When we began thinking about living in Mexico I imagined my concrete thinking would be solidified. It did not take long to realize, with barely an exception, conventional uses of concrete are grossly inefficient, wastefully expensive and highly laborious.
Armed with better ideas, techniques and the possibilities of better materials I thought I could find a home for all that swimming in my head in Mexico, what with all its concrete building. What I failed to take into account was the predominance of established procedures and Mexican traditions that would support ignoring the possibilities of better ways to accomplish concrete tasks or for my Mexican building associates to see the wider potentialities for concrete building.

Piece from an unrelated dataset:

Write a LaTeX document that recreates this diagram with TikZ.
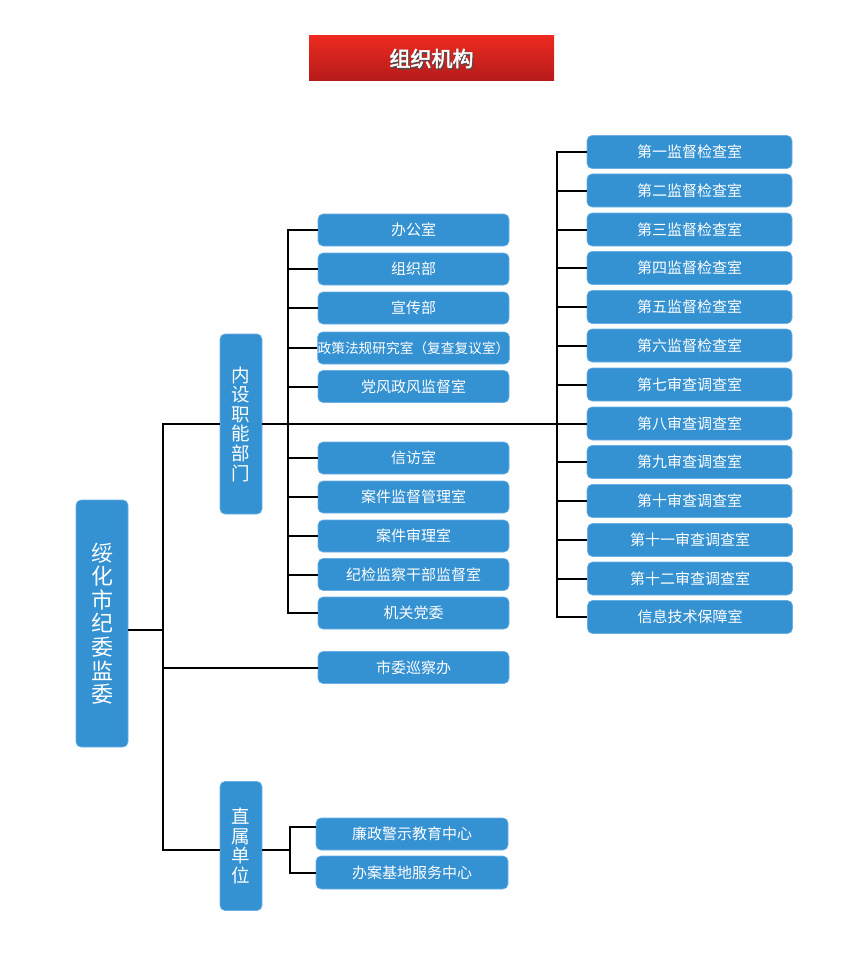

Mexico’s house-building industry quite frankly includes many archaic, unscientific and unimaginative methods of construction. Unknown to virtually all Mexican masons is that the ultimate strength of concrete depends in some degree upon the mixing sequence as well as the water content. For example an 11 percent gain in strength can be had by mixing the sand, cement and water first then adding the gravel – not in the Mexican playbook.
What I learned that at my age and energy level fighting the battle to right these wrongs was simply too much – probably too much at any age.
If you plan on building in Mexico you should know that every Mexican muchacho has worked with concrete with his papa or tio. And every Mexican builder type you ask knows how to do every aspect of the construction process in much the same way as they all know the directions to anywhere you might be trying to find how to get to.
Knowledge of materials, design and structure considerations by way of alternative methods and materials completely fails to reach the typical Mexican builder.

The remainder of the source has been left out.